Sen. Toni N. Harp, D-New Haven, co-chairwoman of the Appropriations Committee, said the governor could address much of the gap with his existing budget authority, which allows him unilaterally to reduce many non-municipal aid accounts by up to 5 percent.
Among social service programs, Harp said, Medicaid programs are likely to be at less risk because Medicaid is an entitlement and the state must meet certain obligations to receive the federal funding they bring in. But the New Haven lawmaker added that small social service programs and nonprofit private providers are likely to be the most in jeopardy.
“I’m really hoping that he finds other ways to deal with this, because people here are really hurting and are afraid,” she said, adding she is committed to trying to preserve safety net programs that are most needed during difficult economic times.
Malloy’s original budget proposal included several health and social service cuts that legislators later restored. In a list of “Plan B” budget options offered last month as a fallback in case administration and union negotiators did not reach an agreement, Benjamin Barnes, Malloy’s budget director, again suggested cutting them.
Those cuts include:
- More than $3.5 million for community health centers
- $299,250 a year for fetal and infant mortality review
- $320,260 for AIDS services in the upcoming fiscal year and $470,260 in the following fiscal year.
Malloy’s original budget also would have required some Medicaid recipients to pay cost-sharing for medical services and would have reduced food assistance for recent immigrants ineligible for food stamps. Legislators rejected those changes, but they were included in the “Plan B” options.
And while nursing homes traditionally have shared some of the added federal revenues Connecticut receives through a provider tax system launched in 2006, the “Plan B” options included putting all additional federal reimbursement in the state’s coffers.
Sharkey said he believes most House Democrats agree with Malloy that the $1.5 billion in new state taxes adopted for the coming fiscal year is sufficient. “It’s a hard enough pill for our members to swallow,” he said.
But while that would leave savings from layoffs to do most of the budget-balancing work absent a concession deal, and there were signs Wednesday that some of labor’s strongest allies would accept that rather than cuts to municipal aid or social services.
Sen. Edith Prague, D-Columbia, said she was still holding out hope that the deal would be ratified and said she found it hard to believe state employees would turn it down.
“I’m beside myself thinking that they could turn down this deal,” said Prague, the co-chairwoman of the Labor and Public Employees Committee. “If they do, they’ll never get another thing out of me.”
Still, other Democrats noted there are other options to consider.
“If we are back to square one, then square one includes taking a cold hard look at how much money we can expect to come in next year,” Rep. Peter Tercyak, D-New Britain, said. “And if our projections have been a little conservative, if revenue growth is there, we should acknowledge that first before we do anything else.”

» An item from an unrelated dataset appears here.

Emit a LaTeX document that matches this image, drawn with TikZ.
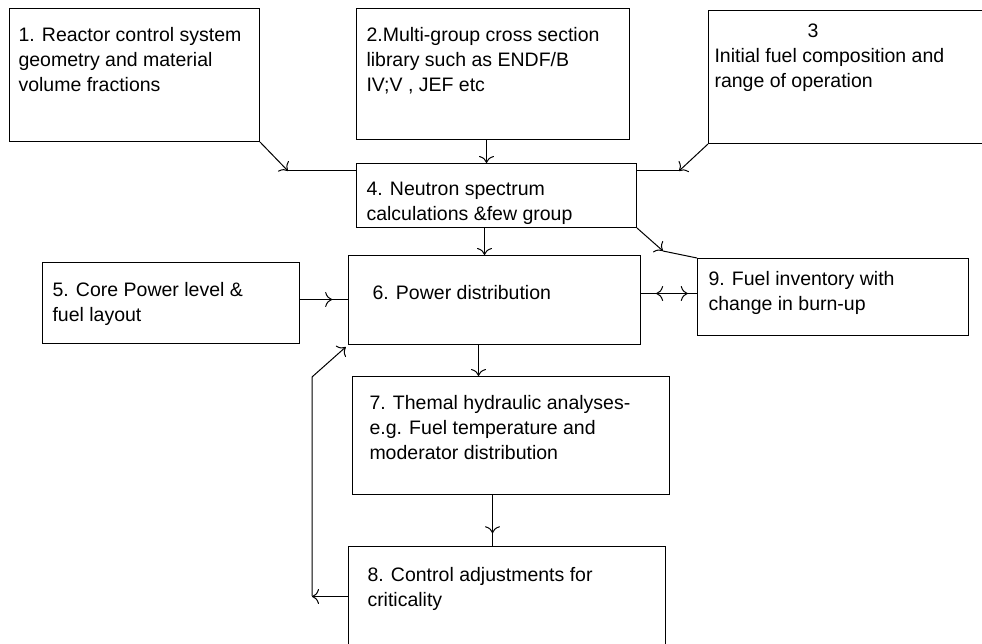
\documentclass[tikz,border=0pt]{standalone}
\usepackage{fontspec}
\setmainfont{Liberation Sans}
\usepackage{tikz}
\usetikzlibrary{arrows.meta,calc,positioning,decorations.markings}

\begin{document}
\begin{tikzpicture}[x=1pt,y=-1pt,line width=1pt,>={To[length=7pt,width=15pt]},
    blk/.style={draw,anchor=north west,inner sep=0pt},
    txt/.style={anchor=north west,inner sep=0pt,align=left,font=\fontsize{19.5}{25}\selectfont},
    midarr/.style={postaction={decorate},decoration={markings,mark=at position #1 with {\arrow{>}}}},
    twoarr/.style={postaction={decorate},decoration={markings,mark=at position 0.29 with {\arrow{<}},mark=at position 0.73 with {\arrow{>}}}}]
    \useasboundingbox (0,0) rectangle (982,644);

    \node[blk,minimum width=250pt,minimum height=133pt] (GEOM) at (9,8) {};
    \node[blk,minimum width=273pt,minimum height=131pt] (XSLIB) at (356,8) {};
    \node[blk,minimum width=276pt,minimum height=133pt] (FUEL) at (708,10) {};
    \node[blk,minimum width=280pt,minimum height=64pt] (SPEC) at (356,163) {};
    \node[blk,minimum width=257pt,minimum height=81pt] (CORE) at (42,262) {};
    \node[blk,minimum width=292pt,minimum height=89pt] (POWER) at (348,255) {};
    \node[blk,minimum width=271pt,minimum height=77pt] (INV) at (697,258) {};
    \node[blk,minimum width=317pt,minimum height=118pt] (THERM) at (352,376) {};
    \node[blk,minimum width=317pt,minimum height=100pt] (CTRL) at (348,546) {};

    \node[txt] (GEOMt) at (18,27) {1. Reactor control system\\geometry and material\\volume fractions};
    \node[txt] (XSLIBt) at (366,27) {2.Multi-group cross section\\library such as ENDF/B\\IV;V , JEF etc};
    \node[txt] (FUELt) at (714,23) {\hspace*{93pt}3\\Initial fuel composition and\\range of operation};
    \node[txt] (SPECt) at (366,182) {4. Neutron spectrum\\calculations \&few group};
    \node[txt] (COREt) at (52,282) {5. Core Power level \&\\fuel layout};
    \node[txt] (POWERt) at (372,285) {6. Power distribution};
    \node[txt] (INVt) at (708,271) {9. Fuel inventory with\\change in burn-up};
    \node[txt] (THERMt) at (369,395) {7. Themal hydraulic analyses-\\e.g. Fuel temperature and\\moderator distribution};
    \node[txt] (CTRLt) at (367,567) {8. Control adjustments for\\criticality};

    \coordinate (J1) at (288,171);
    \coordinate (J3) at (679,171);
    \coordinate (J9) at (663,251);
    \coordinate (FB1) at (312,596);
    \coordinate (FB2) at (312,377);

    \draw[->] (GEOM.south east) -- (J1);
    \draw (J1) -- (J1 -| SPEC.west);
    \draw[->] (FUEL.south west) -- (J3);
    \draw (J3) -- (J3 -| SPEC.east);
    \draw[->] ([xshift=-6.5pt]XSLIB.south) -- ([xshift=-6.5pt]XSLIB.south |- SPEC.north);
    \draw[->] ([xshift=-12pt]SPEC.south) -- ([xshift=-12pt]SPEC.south |- POWER.north);
    \draw[->] (SPEC.south east) -- (J9);
    \draw (J9) -- (INV.north west);
    \draw[midarr=0.67] ([yshift=3.5pt]CORE.east) -- ([yshift=3.5pt]CORE.east -| POWER.west);
    \draw[twoarr] ([yshift=3.5pt]INV.west) -- ([yshift=3.5pt]INV.west -| POWER.east);
    \draw[->] ([xshift=-16pt]POWER.south) -- ([xshift=-16pt]POWER.south |- THERM.north);
    \draw[midarr=0.75] ([xshift=-18.5pt]THERM.south) -- ([xshift=-18.5pt]THERM.south |- CTRL.north);
    \draw[->] (CTRL.west) -- (CTRL.west -| FB1);
    \draw[->,shorten >=3pt] (FB1) -- (FB2) -- (POWER.south west);
\end{tikzpicture}
\end{document}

The Malloy administration reported Tuesday that General Fund revenues for this fiscal year shot up $53.4 million in the past month alone, with $40 million of that growth tied to the income tax.
Minority Republican lawmakers charged that Malloy and his allies built excessively conservative revenue assumptions into the new budget.
With the latest growth factored in, this year’s General Fund tax revenues are projected at $11.96 billion, $1.04 billion over the level originally budgeted for 2010-11, while next year’s growth–before new revenue from tax hikes is factored in–would be just $286 million, or 2.4 percent.
And the $20.14 billion budget for next fiscal year already was built to run $89 million in the black, even without any further revenue adjustments.
This year’s budget also is on pace to finish $85.5 million in surplus. But that is one-time money and Occhiogrosso warned using it to patch any holes in the state budget was unlikely.
“Technically it is on the table but it is not something [Malloy] is inclined to do,” Occhiogrosso said.